Viviane Victorette won the role of Regininha after winning a new talent contest promoted by the TV show “Caldeirão do Huck”.

About 22 actors joined the storyline only in the third phase, including Cristiana Oliveira, Débora Falabella, Marcello Novaes, Solange Couto, Juliana Paes, Mara Manzan, Cissa Guimarães, and Victor Fasano.

In episode 127, aired on 25 February 2002, actor Luciano Szafir joined the cast to play Zein, an Arab man who had abandoned Islamic customs and ends up marrying Jade.

== Reception ==
=== Ratings ===

| Timeslot | # Eps. | Premiere |  | Finale |  | Position | TV season | Average viewership |
| Date | Viewers (in points) | Date | Viewers (in points) |
| Monday—Saturday 20:35 | 221 | 1 October 2001 | 47 | 14 June 2002 | 62 | #1 | 2001 - 2002 | 47 |

In its premiere, O Clone registered a viewership rating of 47 points, peaking at 53 points.

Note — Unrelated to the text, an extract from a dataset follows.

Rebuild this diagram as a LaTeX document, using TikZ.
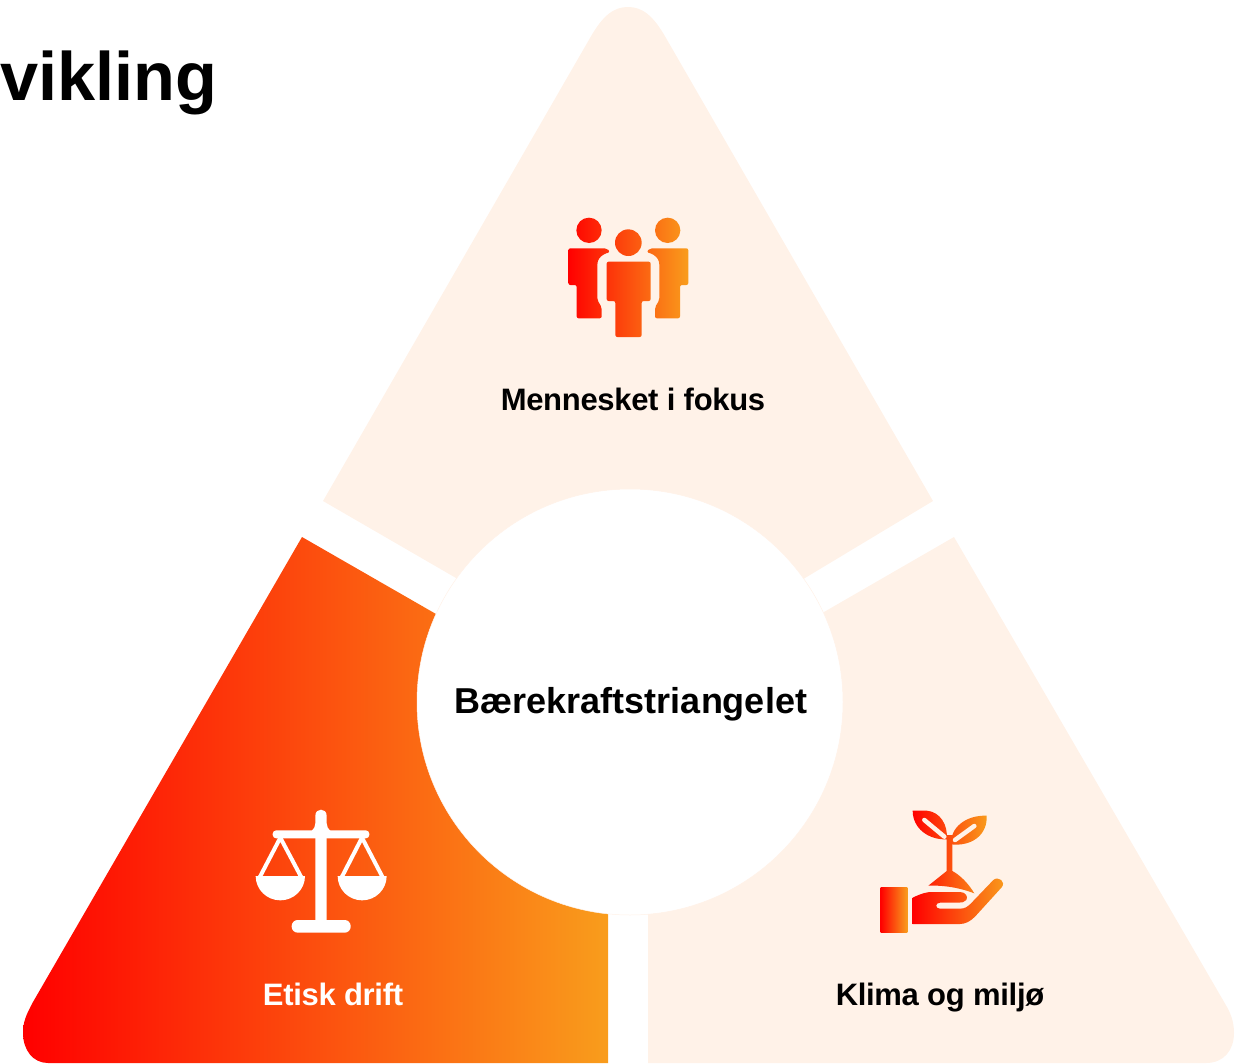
\documentclass[tikz,border=0pt]{standalone}
\usepackage{fontspec}
\setmainfont{Liberation Sans}
\definecolor{peach}{RGB}{255,242,232}
\definecolor{hotred}{RGB}{255,0,0}
\definecolor{hotorange}{RGB}{249,157,28}
\tikzset{
	hot/.style={left color=hotred, right color=hotorange},
	caption/.style={font=\bfseries\fontsize{31}{36}\selectfont\addfontfeatures{LetterSpace=-1}, inner sep=0pt, text=black, anchor=base},
	scaleline/.style={draw=white, line width=4pt, line join=round}
}

\begin{document}
\begin{tikzpicture}[x=1pt, y=-1pt]
		\useasboundingbox (0,0) rectangle (1245,1063);
		\fill[peach] (323,501) -- (590,38) .. controls (603,15) and (614,7) .. (628,7) .. controls (642,7) and (653,15) .. (666,38) -- (933,501) -- (805,578) -- (630,702) -- (456,578) -- cycle;
		\fill[peach] (954,537) -- (1227,1007) .. controls (1232,1016) and (1234,1024) .. (1234,1033) .. controls (1234,1050) and (1224,1063) .. (1206,1063) -- (648,1063) -- (648,800) -- (824,612) -- cycle;
		\shade[hot] (302,537) -- (33,1002) .. controls (26,1015) and (23,1022) .. (23,1033) .. controls (23,1050) and (33,1063) .. (48,1063) -- (608,1063) -- (608,800) -- (436,614) -- cycle;
		\node[circle, draw=peach, line width=0.5pt, fill=white, minimum size=426pt, inner sep=0pt] (core) at (630,702) {};
		\node[caption, font=\bfseries\fontsize{36}{40}\selectfont] (coretext) at (631,713) {Bærekraftstriangelet};
		\node[caption] (people) at (633,410) {Mennesket i fokus};
		\node[caption, text=white] (ethics) at (333,1005) {Etisk drift};
		\node[caption] (climate) at (940,1005) {Klima og miljø};
		\node[font=\bfseries\fontsize{68.5}{72}\selectfont, inner sep=0pt, anchor=base west] (heading) at (0,100) {vikling};
		\begin{scope}[shift={(540,200)}, scale=1/3]
			\shade[hot, rounded corners=2pt]
				(147,91) circle (38) (383,91) circle (38) (265,128) circle (40)
				(85,145) -- (200,145) -- (210,155) .. controls (205,158) and (172,165) .. (172,200) -- (172,300) -- (185,322) -- (185,355) -- (110,355) -- (110,255) -- (85,255) -- cycle
				(445,145) -- (330,145) -- (320,155) .. controls (325,158) and (358,165) .. (358,200) -- (358,300) -- (345,322) -- (345,355) -- (420,355) -- (420,255) -- (445,255) -- cycle
				(200,185) -- (332,185) -- (332,303) -- (305,303) -- (305,411) -- (226,411) -- (226,303) -- (200,303) -- cycle;
		\end{scope}
		\begin{scope}[shift={(240,795)}, scale=1/3]
			\fill[white] (226,380) -- (226,108) -- (215,108) .. controls (222,100) and (226,95) .. (226,85) -- (226,62) .. controls (226,38) and (260,38) .. (260,62) -- (260,85) .. controls (260,95) and (264,100) .. (272,108) -- (260,108) -- (260,380) -- cycle;
			\fill[white, rounded corners=3.5pt] (98,106) rectangle (388,130);
			\fill[white, rounded corners=6pt] (155,375) rectangle (332,413);
			\fill[white] (47,243) -- (195,243) arc[start angle=0, end angle=180, x radius=74, y radius=73] -- cycle;
			\fill[white] (293,243) -- (440,243) arc[start angle=0, end angle=180, x radius=73.5, y radius=73] -- cycle;
			\draw[scaleline] (60,245) -- (121,128) -- (183,245);
			\draw[scaleline] (306,245) -- (366,128) -- (427,245);
		\end{scope}
		\begin{scope}[shift={(865,795)}, scale=1/3]
			\shade[hot] (47,276) rectangle (127,411);
			\shade[hot] (143,308) .. controls (170,295) and (185,291) .. (200,291) -- (285,291) .. controls (302,291) and (310,305) .. (304,315) .. controls (298,322) and (290,323) .. (280,323) -- (225,323) .. controls (210,323) and (210,341) .. (225,341) -- (285,341) .. controls (300,341) and (308,335) .. (318,325) -- (385,255) .. controls (400,242) and (424,260) .. (410,277) -- (330,365) .. controls (315,380) and (300,387) .. (285,387) -- (143,387) -- cycle;
			\shade[hot]
				(143,47) -- (185,47) .. controls (225,50) and (250,90) .. (245,133) .. controls (190,135) and (143,100) .. (143,47) -- cycle
				(258,148) .. controls (255,100) and (300,60) .. (365,62) .. controls (368,120) and (320,155) .. (258,148) -- cycle
				(245,120) -- (262,120) -- (262,228) .. controls (285,240) and (310,265) .. (328,295) .. controls (290,280) and (240,270) .. (190,272) -- (245,228) -- cycle;
			\draw[peach, line width=4.5pt, line cap=round] (178,75) -- (238,125);
			\draw[peach, line width=4.5pt, line cap=round] (328,93) -- (270,135);
		\end{scope}
	\end{tikzpicture}
\end{document}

Its ever lowest recorded data in terms of viewership was on the New Year's Eve of 31 December 2001.

The episode where Lucas and his clone first meet registered 56 points and a 63-point peak, with a 73% audience share.

In its finale, O Clone registered a viewership rating of 62 points peaking at 68 and 77% of audience share.

O Clone registered a mean viewership rating of 47 points.

==Remake==
In January 2010, a remake in Spanish started to be recorded in Colombia. This remake is a production of TV Globo and Telemundo and it was titled El Clon.